Task statement –
Your answer should be one number: the count of lines in these entries that hold the word "this".

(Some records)
====

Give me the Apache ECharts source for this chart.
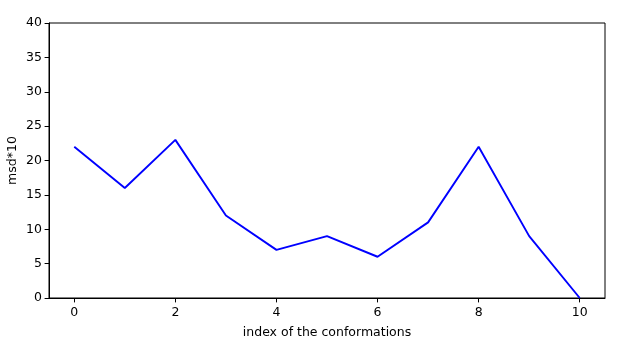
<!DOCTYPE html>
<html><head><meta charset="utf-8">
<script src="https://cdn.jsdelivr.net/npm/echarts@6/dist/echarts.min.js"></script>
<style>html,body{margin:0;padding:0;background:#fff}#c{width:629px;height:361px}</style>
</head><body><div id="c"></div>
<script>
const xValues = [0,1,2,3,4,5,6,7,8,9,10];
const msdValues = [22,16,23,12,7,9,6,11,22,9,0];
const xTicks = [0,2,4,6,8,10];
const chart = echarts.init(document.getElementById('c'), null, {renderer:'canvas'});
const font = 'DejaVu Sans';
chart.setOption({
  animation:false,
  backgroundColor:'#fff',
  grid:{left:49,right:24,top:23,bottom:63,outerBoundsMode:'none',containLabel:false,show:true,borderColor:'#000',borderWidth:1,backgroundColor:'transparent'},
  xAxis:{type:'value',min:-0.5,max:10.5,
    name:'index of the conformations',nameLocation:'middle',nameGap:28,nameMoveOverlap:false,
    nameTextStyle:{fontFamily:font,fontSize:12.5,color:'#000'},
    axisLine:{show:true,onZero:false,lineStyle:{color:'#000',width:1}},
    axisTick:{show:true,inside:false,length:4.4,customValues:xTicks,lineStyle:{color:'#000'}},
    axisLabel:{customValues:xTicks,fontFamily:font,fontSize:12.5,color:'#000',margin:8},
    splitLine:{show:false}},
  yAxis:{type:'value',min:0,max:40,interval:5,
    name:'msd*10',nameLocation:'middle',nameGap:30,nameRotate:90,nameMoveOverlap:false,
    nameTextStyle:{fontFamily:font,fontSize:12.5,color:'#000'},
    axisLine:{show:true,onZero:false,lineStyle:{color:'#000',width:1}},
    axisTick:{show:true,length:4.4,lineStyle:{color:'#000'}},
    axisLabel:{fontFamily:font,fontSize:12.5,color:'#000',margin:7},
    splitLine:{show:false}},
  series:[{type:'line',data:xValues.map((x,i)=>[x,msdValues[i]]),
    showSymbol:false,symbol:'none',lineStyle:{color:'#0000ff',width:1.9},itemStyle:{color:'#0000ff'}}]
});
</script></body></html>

====

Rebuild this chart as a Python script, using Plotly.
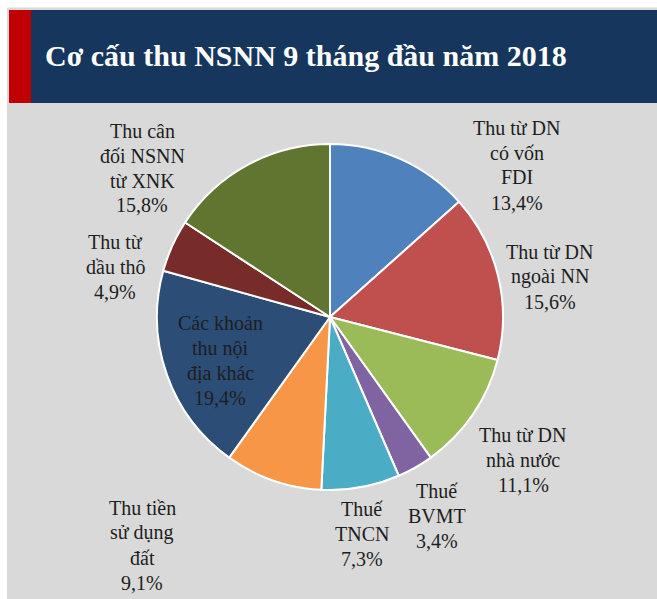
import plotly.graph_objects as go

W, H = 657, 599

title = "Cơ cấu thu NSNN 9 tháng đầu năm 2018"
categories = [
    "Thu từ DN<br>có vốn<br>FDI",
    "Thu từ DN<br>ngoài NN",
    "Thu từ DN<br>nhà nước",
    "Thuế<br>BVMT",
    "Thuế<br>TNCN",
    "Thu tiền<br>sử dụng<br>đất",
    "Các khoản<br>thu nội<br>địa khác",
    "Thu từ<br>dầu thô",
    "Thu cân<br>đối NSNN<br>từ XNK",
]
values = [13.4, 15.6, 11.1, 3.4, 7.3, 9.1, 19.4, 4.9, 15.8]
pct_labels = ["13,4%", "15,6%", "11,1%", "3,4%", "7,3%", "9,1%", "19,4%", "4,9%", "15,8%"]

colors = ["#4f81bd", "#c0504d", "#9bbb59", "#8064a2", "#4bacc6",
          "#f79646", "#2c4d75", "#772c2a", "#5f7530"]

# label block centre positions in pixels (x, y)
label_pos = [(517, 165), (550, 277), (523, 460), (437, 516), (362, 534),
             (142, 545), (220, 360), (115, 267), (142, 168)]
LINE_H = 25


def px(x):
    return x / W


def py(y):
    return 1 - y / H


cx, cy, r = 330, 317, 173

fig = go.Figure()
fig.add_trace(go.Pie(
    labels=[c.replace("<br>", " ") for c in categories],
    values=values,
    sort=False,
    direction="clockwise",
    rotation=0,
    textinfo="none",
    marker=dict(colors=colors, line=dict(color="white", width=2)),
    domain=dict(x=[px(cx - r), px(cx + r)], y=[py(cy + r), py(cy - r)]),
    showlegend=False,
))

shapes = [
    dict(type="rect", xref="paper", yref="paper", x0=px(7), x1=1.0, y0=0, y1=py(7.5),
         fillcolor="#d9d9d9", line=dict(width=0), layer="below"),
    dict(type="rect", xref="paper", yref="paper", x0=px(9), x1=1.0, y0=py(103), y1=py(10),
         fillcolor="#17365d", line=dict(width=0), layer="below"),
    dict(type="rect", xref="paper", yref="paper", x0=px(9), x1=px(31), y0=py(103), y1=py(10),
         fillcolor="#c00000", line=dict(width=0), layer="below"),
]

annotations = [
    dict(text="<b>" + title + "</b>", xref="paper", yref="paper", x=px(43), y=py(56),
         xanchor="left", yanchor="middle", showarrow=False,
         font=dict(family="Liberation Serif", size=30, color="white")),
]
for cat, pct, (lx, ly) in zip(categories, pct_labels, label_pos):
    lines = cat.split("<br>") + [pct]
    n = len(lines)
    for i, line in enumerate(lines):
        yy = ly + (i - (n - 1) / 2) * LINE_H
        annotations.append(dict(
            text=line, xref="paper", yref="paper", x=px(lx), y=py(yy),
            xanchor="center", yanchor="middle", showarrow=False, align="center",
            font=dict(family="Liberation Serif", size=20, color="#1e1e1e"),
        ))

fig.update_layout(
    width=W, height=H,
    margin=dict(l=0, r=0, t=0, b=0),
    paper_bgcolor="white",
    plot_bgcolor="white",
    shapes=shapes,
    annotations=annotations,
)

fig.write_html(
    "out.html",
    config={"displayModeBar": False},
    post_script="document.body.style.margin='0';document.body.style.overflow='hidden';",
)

====

Solution to the problem –
2